Source code of charts
>>

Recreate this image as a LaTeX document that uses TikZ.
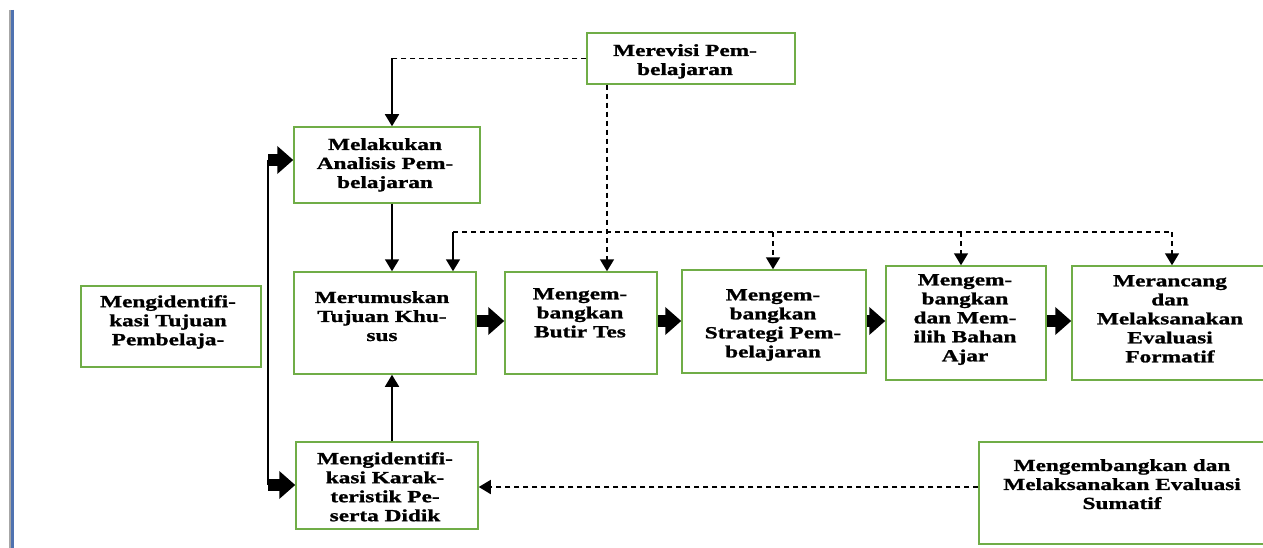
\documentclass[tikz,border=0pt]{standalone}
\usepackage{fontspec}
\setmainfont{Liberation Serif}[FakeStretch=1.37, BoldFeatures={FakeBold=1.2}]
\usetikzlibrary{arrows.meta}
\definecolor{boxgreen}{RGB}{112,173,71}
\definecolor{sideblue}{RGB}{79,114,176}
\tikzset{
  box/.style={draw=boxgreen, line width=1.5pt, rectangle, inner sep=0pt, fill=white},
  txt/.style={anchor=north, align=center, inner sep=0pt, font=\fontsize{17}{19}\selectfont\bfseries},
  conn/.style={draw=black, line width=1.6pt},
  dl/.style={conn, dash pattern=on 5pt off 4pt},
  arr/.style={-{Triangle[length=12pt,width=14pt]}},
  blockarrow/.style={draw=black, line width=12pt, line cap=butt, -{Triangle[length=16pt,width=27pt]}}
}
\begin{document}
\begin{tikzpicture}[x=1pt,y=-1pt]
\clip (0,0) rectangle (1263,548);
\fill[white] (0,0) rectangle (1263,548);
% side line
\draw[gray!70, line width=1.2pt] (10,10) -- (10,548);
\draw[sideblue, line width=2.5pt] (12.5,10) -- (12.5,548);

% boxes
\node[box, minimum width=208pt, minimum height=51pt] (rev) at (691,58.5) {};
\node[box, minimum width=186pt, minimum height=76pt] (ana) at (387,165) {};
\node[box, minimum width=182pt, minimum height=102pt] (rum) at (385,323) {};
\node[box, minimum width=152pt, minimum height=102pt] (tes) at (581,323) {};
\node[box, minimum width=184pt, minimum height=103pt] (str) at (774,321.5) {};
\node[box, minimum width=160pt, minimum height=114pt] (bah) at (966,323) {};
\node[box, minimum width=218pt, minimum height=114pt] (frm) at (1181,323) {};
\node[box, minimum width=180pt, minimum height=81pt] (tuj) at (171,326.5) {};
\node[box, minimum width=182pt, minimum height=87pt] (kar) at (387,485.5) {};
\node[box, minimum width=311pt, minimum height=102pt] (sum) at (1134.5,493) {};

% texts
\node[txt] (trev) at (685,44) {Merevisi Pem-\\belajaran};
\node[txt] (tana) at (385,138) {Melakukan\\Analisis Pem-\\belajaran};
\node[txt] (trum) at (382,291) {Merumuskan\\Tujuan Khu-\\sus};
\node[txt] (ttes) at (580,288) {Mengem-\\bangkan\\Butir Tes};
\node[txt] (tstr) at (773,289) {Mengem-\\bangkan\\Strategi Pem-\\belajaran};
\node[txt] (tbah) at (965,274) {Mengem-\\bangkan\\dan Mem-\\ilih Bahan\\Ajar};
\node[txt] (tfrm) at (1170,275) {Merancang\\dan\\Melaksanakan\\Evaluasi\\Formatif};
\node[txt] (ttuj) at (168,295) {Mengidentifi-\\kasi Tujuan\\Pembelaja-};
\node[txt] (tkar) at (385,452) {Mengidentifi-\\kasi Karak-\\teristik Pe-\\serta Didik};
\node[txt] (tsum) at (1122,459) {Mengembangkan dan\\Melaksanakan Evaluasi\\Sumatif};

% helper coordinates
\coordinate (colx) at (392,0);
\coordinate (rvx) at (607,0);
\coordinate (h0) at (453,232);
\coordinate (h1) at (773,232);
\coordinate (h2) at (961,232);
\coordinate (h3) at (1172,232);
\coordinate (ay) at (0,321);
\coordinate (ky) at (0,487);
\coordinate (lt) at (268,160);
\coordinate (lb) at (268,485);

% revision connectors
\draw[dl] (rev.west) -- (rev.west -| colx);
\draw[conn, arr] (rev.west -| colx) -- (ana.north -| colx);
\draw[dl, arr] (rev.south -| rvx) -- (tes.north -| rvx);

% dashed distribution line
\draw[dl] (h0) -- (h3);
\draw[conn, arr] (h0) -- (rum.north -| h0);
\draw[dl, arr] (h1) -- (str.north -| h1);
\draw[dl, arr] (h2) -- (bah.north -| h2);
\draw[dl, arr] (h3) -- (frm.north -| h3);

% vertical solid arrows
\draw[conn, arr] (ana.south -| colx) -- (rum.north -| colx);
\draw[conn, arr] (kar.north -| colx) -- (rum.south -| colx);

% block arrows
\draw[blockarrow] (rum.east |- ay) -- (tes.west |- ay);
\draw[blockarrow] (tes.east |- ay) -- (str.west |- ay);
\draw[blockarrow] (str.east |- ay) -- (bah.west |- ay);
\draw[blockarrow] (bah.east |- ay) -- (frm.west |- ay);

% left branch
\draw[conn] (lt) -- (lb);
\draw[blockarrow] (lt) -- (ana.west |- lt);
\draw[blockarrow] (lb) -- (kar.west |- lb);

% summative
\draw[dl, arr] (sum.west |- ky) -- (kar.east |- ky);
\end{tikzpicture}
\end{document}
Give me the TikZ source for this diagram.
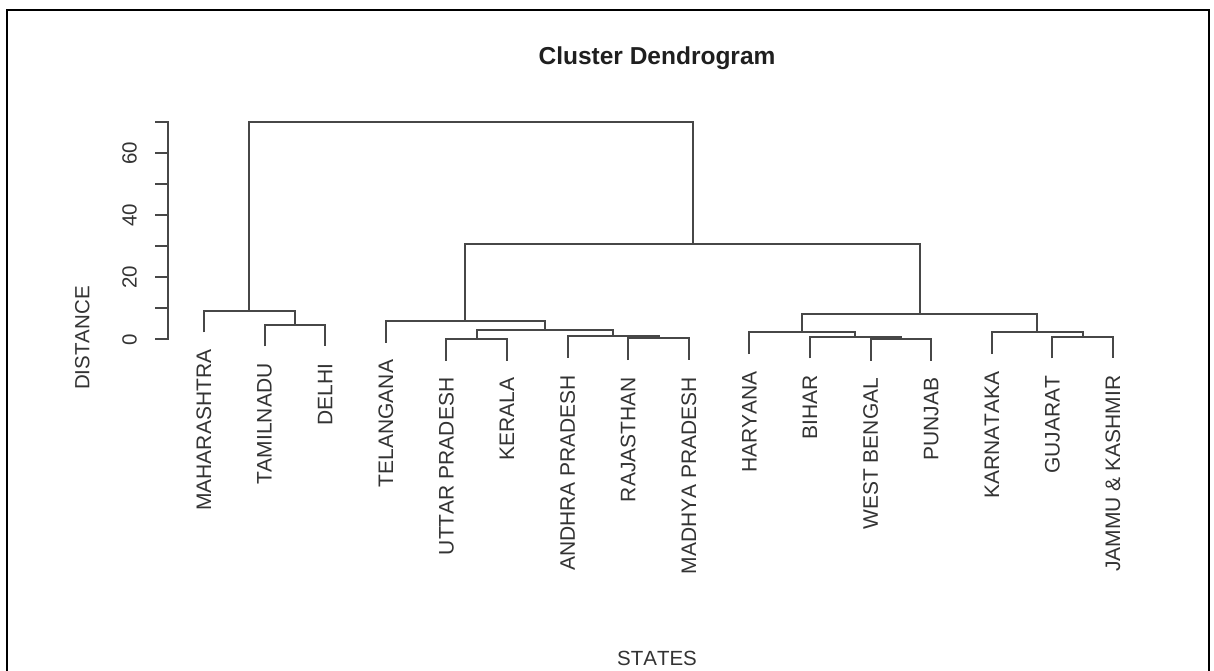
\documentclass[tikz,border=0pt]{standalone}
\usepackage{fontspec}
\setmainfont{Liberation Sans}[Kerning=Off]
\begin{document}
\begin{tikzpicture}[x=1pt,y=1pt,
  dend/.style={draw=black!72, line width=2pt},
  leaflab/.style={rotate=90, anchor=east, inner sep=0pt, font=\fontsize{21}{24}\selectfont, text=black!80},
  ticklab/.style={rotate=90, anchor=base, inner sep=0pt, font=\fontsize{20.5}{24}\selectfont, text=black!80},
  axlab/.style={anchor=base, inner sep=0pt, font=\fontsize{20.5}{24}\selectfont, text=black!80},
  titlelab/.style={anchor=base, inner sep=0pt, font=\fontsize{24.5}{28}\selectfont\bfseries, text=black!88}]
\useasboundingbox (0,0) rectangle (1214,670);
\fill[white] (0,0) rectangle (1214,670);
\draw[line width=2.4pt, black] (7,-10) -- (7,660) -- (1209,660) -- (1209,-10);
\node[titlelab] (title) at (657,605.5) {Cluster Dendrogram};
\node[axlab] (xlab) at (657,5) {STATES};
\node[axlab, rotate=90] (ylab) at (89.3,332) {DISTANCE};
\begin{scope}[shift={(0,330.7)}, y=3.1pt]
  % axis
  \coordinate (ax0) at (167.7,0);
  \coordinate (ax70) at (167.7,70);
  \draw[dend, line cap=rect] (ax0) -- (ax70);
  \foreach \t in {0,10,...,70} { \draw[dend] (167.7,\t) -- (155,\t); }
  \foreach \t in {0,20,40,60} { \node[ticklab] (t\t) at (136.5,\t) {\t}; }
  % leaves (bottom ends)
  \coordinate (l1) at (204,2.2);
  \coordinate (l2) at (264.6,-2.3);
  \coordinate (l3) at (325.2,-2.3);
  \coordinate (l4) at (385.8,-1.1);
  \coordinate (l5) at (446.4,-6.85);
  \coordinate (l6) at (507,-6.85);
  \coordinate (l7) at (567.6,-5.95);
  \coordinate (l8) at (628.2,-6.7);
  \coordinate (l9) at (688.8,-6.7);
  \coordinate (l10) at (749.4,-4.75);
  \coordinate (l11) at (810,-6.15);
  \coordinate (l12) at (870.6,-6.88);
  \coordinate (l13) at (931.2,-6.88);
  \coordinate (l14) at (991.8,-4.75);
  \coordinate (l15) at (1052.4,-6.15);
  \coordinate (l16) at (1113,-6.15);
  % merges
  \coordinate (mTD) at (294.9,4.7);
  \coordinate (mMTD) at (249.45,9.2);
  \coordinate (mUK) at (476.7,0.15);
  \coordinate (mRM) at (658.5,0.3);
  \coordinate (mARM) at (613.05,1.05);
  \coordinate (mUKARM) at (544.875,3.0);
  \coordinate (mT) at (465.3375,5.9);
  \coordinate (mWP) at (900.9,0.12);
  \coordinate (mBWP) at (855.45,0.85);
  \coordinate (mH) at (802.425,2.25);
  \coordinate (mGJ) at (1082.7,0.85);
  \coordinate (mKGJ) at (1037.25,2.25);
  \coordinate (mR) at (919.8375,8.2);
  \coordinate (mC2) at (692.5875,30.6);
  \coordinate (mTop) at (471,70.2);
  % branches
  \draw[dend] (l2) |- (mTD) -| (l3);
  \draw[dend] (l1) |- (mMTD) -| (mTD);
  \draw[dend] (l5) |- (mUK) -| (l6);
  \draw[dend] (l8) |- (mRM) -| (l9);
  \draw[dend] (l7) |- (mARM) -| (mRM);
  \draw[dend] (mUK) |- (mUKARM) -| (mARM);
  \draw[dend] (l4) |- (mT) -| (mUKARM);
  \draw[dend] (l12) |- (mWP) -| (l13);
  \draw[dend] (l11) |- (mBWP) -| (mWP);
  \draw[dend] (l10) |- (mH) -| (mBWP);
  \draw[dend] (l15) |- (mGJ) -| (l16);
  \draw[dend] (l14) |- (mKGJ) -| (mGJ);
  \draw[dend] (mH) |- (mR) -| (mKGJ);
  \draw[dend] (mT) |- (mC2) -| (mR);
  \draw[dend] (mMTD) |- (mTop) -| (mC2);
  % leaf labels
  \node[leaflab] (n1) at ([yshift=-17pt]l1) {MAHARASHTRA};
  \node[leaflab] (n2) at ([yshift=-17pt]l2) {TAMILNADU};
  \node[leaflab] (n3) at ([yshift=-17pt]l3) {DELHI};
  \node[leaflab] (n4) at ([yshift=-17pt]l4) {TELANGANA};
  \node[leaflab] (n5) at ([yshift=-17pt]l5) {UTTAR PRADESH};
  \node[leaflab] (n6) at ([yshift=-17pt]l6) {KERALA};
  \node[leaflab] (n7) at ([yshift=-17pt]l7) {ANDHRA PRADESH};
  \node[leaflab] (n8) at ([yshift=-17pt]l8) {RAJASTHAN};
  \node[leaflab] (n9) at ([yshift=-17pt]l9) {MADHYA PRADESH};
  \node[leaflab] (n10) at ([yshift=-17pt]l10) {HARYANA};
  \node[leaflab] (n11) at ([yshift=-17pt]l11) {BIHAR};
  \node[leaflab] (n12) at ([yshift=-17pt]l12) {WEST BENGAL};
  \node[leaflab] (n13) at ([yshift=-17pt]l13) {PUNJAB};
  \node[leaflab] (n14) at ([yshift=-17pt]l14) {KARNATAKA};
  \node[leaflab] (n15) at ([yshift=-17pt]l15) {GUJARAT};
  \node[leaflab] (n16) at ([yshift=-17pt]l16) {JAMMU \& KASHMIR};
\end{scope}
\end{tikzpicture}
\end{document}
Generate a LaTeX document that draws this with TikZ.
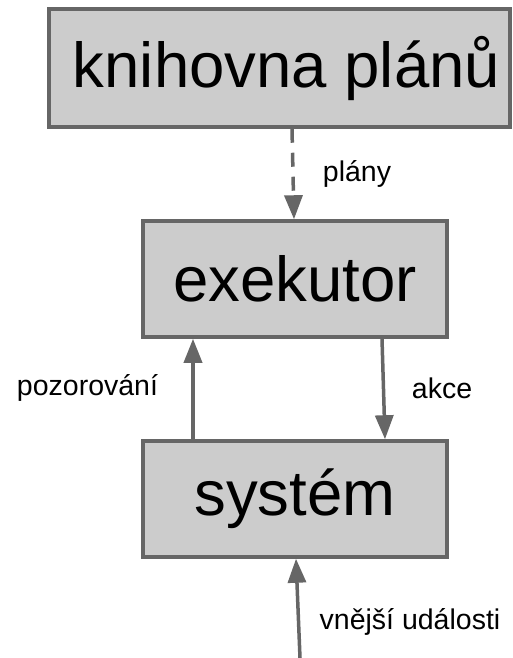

<<

◆ **The task**
Find every line that includes the string "LaTeX". Report how many there are and nothing else.

◆ **Response below**
2